The secretary of Georgia’s Athletic and Entertainment Commission decides whether fighters are evenly matched and if opponents will have a fair fight.
Secretary of State Brian Kemp appointed his deputy secretary, Kelly Farr, to handle the job, vacated when the previous secretary, Andy Foster, was recruited away by the state of California.
“Because we’re so critical about how we match, we’re the only state that’s not had a fighter die in the ring in a sanctioned fight,” said Georgia Commission Chairman Don Geary, who is critical of Farr.*
“He doesn’t have the skills that we require, and we’re not going to compromise,” added Geary.

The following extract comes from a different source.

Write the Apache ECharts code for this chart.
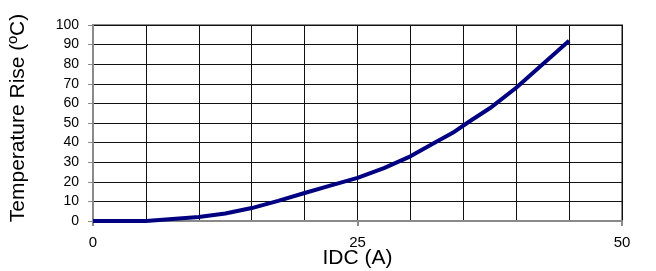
<!DOCTYPE html>
<html>
<head>
<meta charset="utf-8">
<script src="https://cdn.jsdelivr.net/npm/echarts@6/dist/echarts.min.js"></script>
<style>
  html, body { margin: 0; padding: 0; background: #fff; }
</style>
</head>
<body>
<div id="chart" style="width: 656px; height: 271px;"></div>
<script>
// current (A) vs temperature rise (C)
var current = [0, 5, 7.5, 10, 12.5, 15, 17.5, 20, 22.5, 25, 27.5, 30, 32.5, 34, 35.5, 37.5, 40, 42.5, 45];
var tempRise = [0, 0, 1, 2, 3.8, 6.6, 10.3, 14.3, 18.2, 22, 27, 33, 40.5, 45, 50.5, 57.5, 68, 80, 92];
var xTicks = [0, 25, 50];

var chart = echarts.init(document.getElementById('chart'));

var option = {
    animation: false,
    grid: {
        left: 93,
        right: 34,
        top: 25,
        bottom: 50,
        containLabel: false,
        outerBoundsMode: 'none',
        show: true,
        borderColor: '#8a8a8a',
        borderWidth: 2
    },
    xAxis: {
        type: 'value',
        min: 0,
        max: 50,
        interval: 25,
        name: 'IDC (A)',
        nameLocation: 'middle',
        nameMoveOverlap: false,
        nameGap: 27,
        nameTextStyle: { fontFamily: 'Liberation Sans', fontSize: 21, color: '#000' },
        axisLine: { lineStyle: { color: '#8a8a8a', width: 2 } },
        axisTick: { show: true, length: 5, lineStyle: { color: '#8a8a8a', width: 2 } },
        axisLabel: {
            margin: 14,
            fontFamily: 'Liberation Sans',
            fontSize: 15,
            color: '#000',
            formatter: function (v) { return xTicks.indexOf(v) >= 0 ? String(v) : ''; }
        },
        splitLine: { show: true, lineStyle: { color: '#111', width: 1 } },
        minorTick: { show: false, splitNumber: 5 },
        minorSplitLine: { show: true, lineStyle: { color: '#111', width: 1 } }
    },
    yAxis: {
        type: 'value',
        min: 0,
        max: 100,
        interval: 10,
        name: 'Temperature Rise (ºC)',
        nameLocation: 'middle',
        nameGap: 64,
        nameTextStyle: { fontFamily: 'Liberation Sans', fontSize: 21, color: '#000', padding: [0, 0, 0, 10] },
        axisLine: { show: true, lineStyle: { color: '#8a8a8a', width: 2 } },
        axisTick: { show: true, length: 5, lineStyle: { color: '#8a8a8a', width: 1 } },
        axisLabel: {
            margin: 14,
            fontFamily: 'Liberation Sans',
            fontSize: 14,
            color: '#000'
        },
        splitLine: { show: true, lineStyle: { color: '#111', width: 1 } }
    },
    series: [
        {
            type: 'line',
            data: current.map(function (x, i) { return [x, tempRise[i]]; }),
            showSymbol: false,
            smooth: false,
            lineStyle: { color: '#000080', width: 4 }
        }
    ]
};

chart.setOption(option);
</script>
</body>
</html>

Fighters and trainers worry the impasse between the Secretary of State and the commission threatens to kill the mixed martial arts industry in Georgia.
But Kemp said he will not re-visit the appointment issue until after the upcoming legislative session, saying he placed Farr in the role as a cost-saving measure.
“I’m fully confident he has the ability to do the job, he’s done it before,” said Kemp, who told Channel 2 investigative reporter Jodie Fleischer, he didn’t want to appoint someone new, and then have to fire them if the legislature forces more budget cuts.
“We’re ready to support the commission. If they choose not to work with us, then that’s something I can’t control,” said Kemp.
Critics say Kemp’s decision will not save money, but cost Georgia’s economy.
“People will lose their jobs, gyms will close,” said manager Megan Swartzlander, who worries about the hundreds of athletes, gym owners, trainers, and promoters.
“They would go to other states, they would have to shut down or they would have to find some other means of employment,” she added.
The UFC has said it will only promote events in states with a functioning commission.
If Georgia’s commission refuses to approve fights with Farr’s decisions, UFC has indicated it would no longer host events in Georgia, events that routinely fill hotel rooms and restaurants. Even the 70 to 100 local events each year could be knocked out.
“When you look at total impact to the community and not just directly to the coffers? It’s millions … millions,” said Geary.
Farr appeared frustrated at Tuesday’s commission meeting, butting heads with commissioners several times.
“I don’t know what ya’ll want from me or need from me to convince you I’m qualified to do the job, but I feel I am,” Farr told the commissioners.
They voted to approve a temporary fix for one month, allowing the Association of Boxing Commissions to approve the fighter matches.
*This is obviously not what Farr said, the sports is regulated in nearly every State and Province in North America and has suffered only a handful of deaths.